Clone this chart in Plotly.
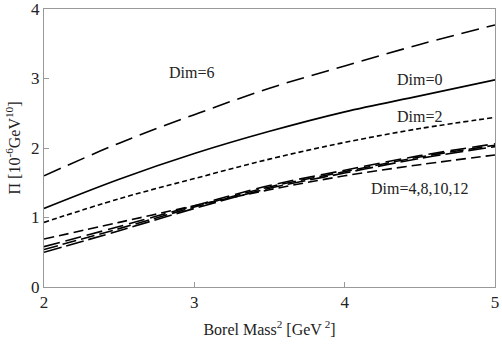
import plotly.graph_objects as go

# Borel mass squared [GeV^2]
borel_m2 = [2.0, 2.5, 3.0, 3.5, 4.0, 4.5, 5.0]

# Pi [10^-6 GeV^10] for each dimension truncation
dim0 = [1.13, 1.55, 1.92, 2.24, 2.52, 2.75, 2.98]
dim2 = [0.93, 1.27, 1.56, 1.84, 2.08, 2.28, 2.44]
dim6 = [1.60, 2.07, 2.48, 2.86, 3.18, 3.49, 3.77]
dim4 = [0.69, 0.93, 1.17, 1.40, 1.60, 1.76, 1.90]
dim8 = [0.58, 0.87, 1.17, 1.46, 1.68, 1.89, 2.06]
dim10 = [0.54, 0.84, 1.15, 1.44, 1.66, 1.87, 2.04]
dim12 = [0.50, 0.81, 1.13, 1.42, 1.64, 1.85, 2.02]

FONT = "Liberation Serif"

fig = go.Figure()

curves = [
    (dim6, "18px,8px"),
    (dim0, "solid"),
    (dim2, "5px,3px"),
    (dim4, "10px,5px"),
    (dim8, "16px,6px"),
    (dim10, "14px,5px"),
    (dim12, "18px,5px"),
]
for ys, dash in curves:
    fig.add_trace(go.Scatter(
        x=borel_m2, y=ys, mode="lines", line_shape="spline",
        line=dict(color="black", width=1.6, dash=dash),
        showlegend=False, hoverinfo="skip"
    ))

# curve labels
labels = [
    ("Dim=6", 2.98, 3.08),
    ("Dim=0", 4.50, 2.98),
    ("Dim=2", 4.50, 2.45),
    ("Dim=4,8,10,12", 4.50, 1.42),
]
for txt, lx, ly in labels:
    fig.add_annotation(x=lx, y=ly, text=txt, showarrow=False,
                       font=dict(family=FONT, size=16, color="#222"))

axis_common = dict(
    showgrid=False, zeroline=False, showline=True, mirror=True,
    linecolor="#999", linewidth=1, ticks="inside", ticklen=5,
    tickcolor="#999", tickfont=dict(family=FONT, size=17, color="#222"),
    automargin=False, ticklabeloverflow="allow",
)

fig.update_xaxes(range=[2, 5], tick0=2, dtick=1,
                 title=dict(text="Borel Mass<sup>2</sup> [GeV<sup> 2</sup>]",
                            font=dict(family=FONT, size=16, color="#222"),
                            standoff=12),
                 **axis_common)
fig.update_yaxes(range=[0, 4], tick0=0, dtick=1,
                 title=dict(text="\u03a0 [10<sup>-6</sup>GeV<sup>10</sup>]",
                            font=dict(family=FONT, size=16, color="#222"),
                            standoff=6),
                 **axis_common)

fig.update_layout(
    width=502, height=346,
    margin=dict(l=44, r=7, t=9, b=59),
    plot_bgcolor="white", paper_bgcolor="white",
    font=dict(family=FONT),
)

# drop the default body margin so the figure sits at the page origin
fig.write_html("out.html", config={"displayModeBar": False},
               post_script="document.body.style.margin='0';")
.....
=== What to do ===
Leaving out the pictures, repeat the data above exactly.

=== Result for this exercise ===
Clone this chart in Plotly.
import plotly.graph_objects as go

# Borel mass squared [GeV^2]
borel_m2 = [2.0, 2.5, 3.0, 3.5, 4.0, 4.5, 5.0]

# Pi [10^-6 GeV^10] for each dimension truncation
dim0 = [1.13, 1.55, 1.92, 2.24, 2.52, 2.75, 2.98]
dim2 = [0.93, 1.27, 1.56, 1.84, 2.08, 2.28, 2.44]
dim6 = [1.60, 2.07, 2.48, 2.86, 3.18, 3.49, 3.77]
dim4 = [0.69, 0.93, 1.17, 1.40, 1.60, 1.76, 1.90]
dim8 = [0.58, 0.87, 1.17, 1.46, 1.68, 1.89, 2.06]
dim10 = [0.54, 0.84, 1.15, 1.44, 1.66, 1.87, 2.04]
dim12 = [0.50, 0.81, 1.13, 1.42, 1.64, 1.85, 2.02]

FONT = "Liberation Serif"

fig = go.Figure()

curves = [
    (dim6, "18px,8px"),
    (dim0, "solid"),
    (dim2, "5px,3px"),
    (dim4, "10px,5px"),
    (dim8, "16px,6px"),
    (dim10, "14px,5px"),
    (dim12, "18px,5px"),
]
for ys, dash in curves:
    fig.add_trace(go.Scatter(
        x=borel_m2, y=ys, mode="lines", line_shape="spline",
        line=dict(color="black", width=1.6, dash=dash),
        showlegend=False, hoverinfo="skip"
    ))

# curve labels
labels = [
    ("Dim=6", 2.98, 3.08),
    ("Dim=0", 4.50, 2.98),
    ("Dim=2", 4.50, 2.45),
    ("Dim=4,8,10,12", 4.50, 1.42),
]
for txt, lx, ly in labels:
    fig.add_annotation(x=lx, y=ly, text=txt, showarrow=False,
                       font=dict(family=FONT, size=16, color="#222"))

axis_common = dict(
    showgrid=False, zeroline=False, showline=True, mirror=True,
    linecolor="#999", linewidth=1, ticks="inside", ticklen=5,
    tickcolor="#999", tickfont=dict(family=FONT, size=17, color="#222"),
    automargin=False, ticklabeloverflow="allow",
)

fig.update_xaxes(range=[2, 5], tick0=2, dtick=1,
                 title=dict(text="Borel Mass<sup>2</sup> [GeV<sup> 2</sup>]",
                            font=dict(family=FONT, size=16, color="#222"),
                            standoff=12),
                 **axis_common)
fig.update_yaxes(range=[0, 4], tick0=0, dtick=1,
                 title=dict(text="\u03a0 [10<sup>-6</sup>GeV<sup>10</sup>]",
                            font=dict(family=FONT, size=16, color="#222"),
                            standoff=6),
                 **axis_common)

fig.update_layout(
    width=502, height=346,
    margin=dict(l=44, r=7, t=9, b=59),
    plot_bgcolor="white", paper_bgcolor="white",
    font=dict(family=FONT),
)

# drop the default body margin so the figure sits at the page origin
fig.write_html("out.html", config={"displayModeBar": False},
               post_script="document.body.style.margin='0';")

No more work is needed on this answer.